[Recorded information]
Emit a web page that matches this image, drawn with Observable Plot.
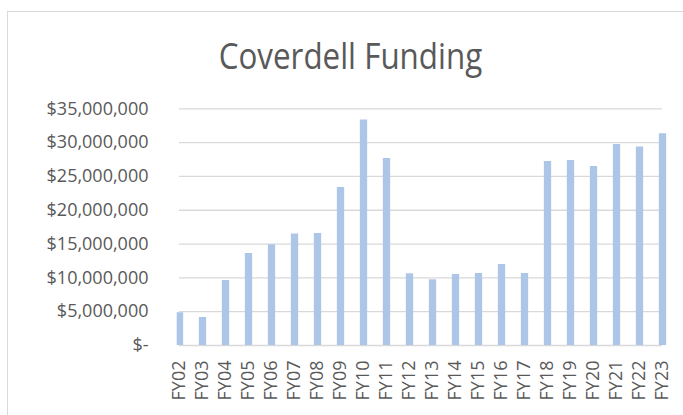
<!DOCTYPE html>
<html>
<head>
<meta charset="utf-8">
<script src="https://cdn.jsdelivr.net/npm/d3@7"></script>
<script src="https://cdn.jsdelivr.net/npm/@observablehq/plot@0.6"></script>
<style>
  html, body { margin: 0; padding: 0; background: #fff; overflow: hidden; }
  #wrap { position: relative; width: 683px; height: 415px; overflow: hidden; }
  #frame { position: absolute; left: 7px; top: 11px; width: 720px; height: 440px; border: 1.5px solid #d9d9d9; box-sizing: border-box; }
  #title { position: absolute; left: 0; top: 36.4px; width: 701px; text-align: center; font-family: "Open Sans", sans-serif; font-size: 37px; line-height: 1; color: #595959; }
  #title span { display: inline-block; transform: scaleX(0.848); transform-origin: center; }
  #chart { position: absolute; left: 0; top: 90px; }
</style>
</head>
<body>
<div id="wrap">
  <div id="frame"></div>
  <div id="title"><span>Coverdell Funding</span></div>
  <div id="chart"></div>
</div>
<script>
const categories = ["FY02","FY03","FY04","FY05","FY06","FY07","FY08","FY09","FY10","FY11","FY12","FY13","FY14","FY15","FY16","FY17","FY18","FY19","FY20","FY21","FY22","FY23"];
const values = [4840000, 4140000, 9620000, 13600000, 14900000, 16470000, 16570000, 23370000, 33330000, 27660000, 10600000, 9710000, 10500000, 10650000, 11980000, 10650000, 27200000, 27370000, 26480000, 29730000, 29340000, 31300000];
const yTicks = [0, 5000000, 10000000, 15000000, 20000000, 25000000, 30000000, 35000000];

const data = categories.map((c, i) => ({fy: c, value: values[i]}));
const fmt = d3.format(",");

const chart = Plot.plot({
  width: 683,
  height: 325,
  marginLeft: 176.7,
  marginRight: 12,
  marginTop: 18.3,
  marginBottom: 70,
  style: {fontFamily: "'Open Sans', sans-serif", fontSize: "18px", color: "#595959", background: "transparent", overflow: "visible"},
  x: {type: "point", domain: categories, range: [176.7, 663.9], padding: 0},
  y: {domain: [0, 35000000], range: [255, 18.3]},
  marks: [
    Plot.ruleY(yTicks, {y: d => d, x1: () => categories[0], x2: () => categories[categories.length - 1], stroke: "#d9d9d9", strokeWidth: 1.3}),
    Plot.ruleX(data, {x: "fy", y1: 0, y2: "value", stroke: "#adc5e7", strokeWidth: 7.3, clip: true}),
    Plot.axisX({tickSize: 0, tickPadding: 15, tickRotate: -90, label: null, fill: "#595959"}),
    Plot.axisY({ticks: yTicks, tickSize: 0, tickPadding: 28.7, label: null, fill: "#595959",
      tickFormat: d => d === 0 ? "$-" : "$" + fmt(d)})
  ]
});
document.getElementById("chart").appendChild(chart);
</script>
</body>
</html>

[Directions for this task] Every line above should be repeated exactly; pictures stay out of the copy.

[Written response]
Emit a web page that matches this image, drawn with Observable Plot.
<!DOCTYPE html>
<html>
<head>
<meta charset="utf-8">
<script src="https://cdn.jsdelivr.net/npm/d3@7"></script>
<script src="https://cdn.jsdelivr.net/npm/@observablehq/plot@0.6"></script>
<style>
  html, body { margin: 0; padding: 0; background: #fff; overflow: hidden; }
  #wrap { position: relative; width: 683px; height: 415px; overflow: hidden; }
  #frame { position: absolute; left: 7px; top: 11px; width: 720px; height: 440px; border: 1.5px solid #d9d9d9; box-sizing: border-box; }
  #title { position: absolute; left: 0; top: 36.4px; width: 701px; text-align: center; font-family: "Open Sans", sans-serif; font-size: 37px; line-height: 1; color: #595959; }
  #title span { display: inline-block; transform: scaleX(0.848); transform-origin: center; }
  #chart { position: absolute; left: 0; top: 90px; }
</style>
</head>
<body>
<div id="wrap">
  <div id="frame"></div>
  <div id="title"><span>Coverdell Funding</span></div>
  <div id="chart"></div>
</div>
<script>
const categories = ["FY02","FY03","FY04","FY05","FY06","FY07","FY08","FY09","FY10","FY11","FY12","FY13","FY14","FY15","FY16","FY17","FY18","FY19","FY20","FY21","FY22","FY23"];
const values = [4840000, 4140000, 9620000, 13600000, 14900000, 16470000, 16570000, 23370000, 33330000, 27660000, 10600000, 9710000, 10500000, 10650000, 11980000, 10650000, 27200000, 27370000, 26480000, 29730000, 29340000, 31300000];
const yTicks = [0, 5000000, 10000000, 15000000, 20000000, 25000000, 30000000, 35000000];

const data = categories.map((c, i) => ({fy: c, value: values[i]}));
const fmt = d3.format(",");

const chart = Plot.plot({
  width: 683,
  height: 325,
  marginLeft: 176.7,
  marginRight: 12,
  marginTop: 18.3,
  marginBottom: 70,
  style: {fontFamily: "'Open Sans', sans-serif", fontSize: "18px", color: "#595959", background: "transparent", overflow: "visible"},
  x: {type: "point", domain: categories, range: [176.7, 663.9], padding: 0},
  y: {domain: [0, 35000000], range: [255, 18.3]},
  marks: [
    Plot.ruleY(yTicks, {y: d => d, x1: () => categories[0], x2: () => categories[categories.length - 1], stroke: "#d9d9d9", strokeWidth: 1.3}),
    Plot.ruleX(data, {x: "fy", y1: 0, y2: "value", stroke: "#adc5e7", strokeWidth: 7.3, clip: true}),
    Plot.axisX({tickSize: 0, tickPadding: 15, tickRotate: -90, label: null, fill: "#595959"}),
    Plot.axisY({ticks: yTicks, tickSize: 0, tickPadding: 28.7, label: null, fill: "#595959",
      tickFormat: d => d === 0 ? "$-" : "$" + fmt(d)})
  ]
});
document.getElementById("chart").appendChild(chart);
</script>
</body>
</html>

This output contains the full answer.